La ciudad de Potosí está presidida por El Cerro Rico (Sumaj Orcko en quechua, que significa cerro hermoso) que tiene 4.800 m de altura y se hizo famoso en la época colonial por tener las vetas de plata más importantes del mundo. Se pueden visitar todavía las minas en funcionamiento, aunque la experiencia nos resultó bastante desagradable a todos los que íbamos, por distintos motivos.

Me habían recomendado verlas y por eso, no dudé en apuntarme y animar a Carme y a otro chico del hostal, que ya antes de entrar en la mina se empezó a encontrar bastante mal a causa del soroche -mal de altura provocado por la falta de oxígeno- y quedó fuera de juego durante dos días. A nosotras no nos afectó tanto, nos costaba caminar y hablar al mismo tiempo, dos actividades al parecer tan compatibles, aunque llevábamos ya unos días por allí y parecía que estábamos más adaptadas.

Además de la dificultad del oxígeno, más evidente incluso en el interior de la mina, estaba la del equipamiento: unas inmensas botas de pescar, un casco de minería y una especie de lanzallamas con el que iluminar nuestros pasos en el interior, que llevaba en la mano derecha.

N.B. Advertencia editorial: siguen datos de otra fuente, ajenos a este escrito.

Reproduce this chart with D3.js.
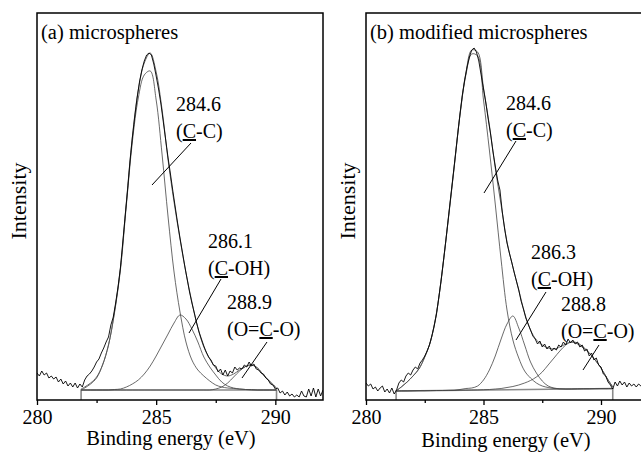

El túnel era del tamaño de una madriguera y, por si avanzar con mi altura y de esa guisa no fuera suficientemente complicado, la mano izquierda la llevaba ocupada con los obsequios que según la costumbre, se le entregaban a los mineros: hojas de coca y dinamita. La sensación de claustrofobia era tremenda y se escuchaban detonaciones muy próximas, que hacían vibrar toda la mina, lo que además de surrealista me pareció una auténtica imprudencia.

Tardé menos de diez minutos en dar media vuelta, mirar si se veía todavía la luz de la entrada y apresurarme en salir,  como si escapara de la mismísima Caverna de Platón. Había un mundo exterior, fuera de la mina, y era el que me interesaba. Además, me rebelé a ser espectadora de las condiciones infrahumanas en las que vivían y trabajaban aquellas familias que vivían dedicadas a la explotación de la mina, las mismas de hace quinientos años, alucinada del peligro al que estaban expuestos tanto ellos como nosotros, los visitantes.

El guía me persiguió, intentando convencerme de volver, pero le dije con determinación: «¡Me da igual! No quiero hacer la visita, de verdad, ¡os espero fuera!». Carme salió media hora más tarde, pálida y afectada por la experiencia completa, como si saliera del túnel del tiempo y diciendo: ¡Qué bien lo has visto! ¡No sabes de lo que te has librado! El malestar que le produjo la cueva le duró varios días, en los que ni siquiera quería utilizar la ropa que había llevado aquel día, la única de abierto que tenía, como si vestirse así le hiciera revivir la experiencia.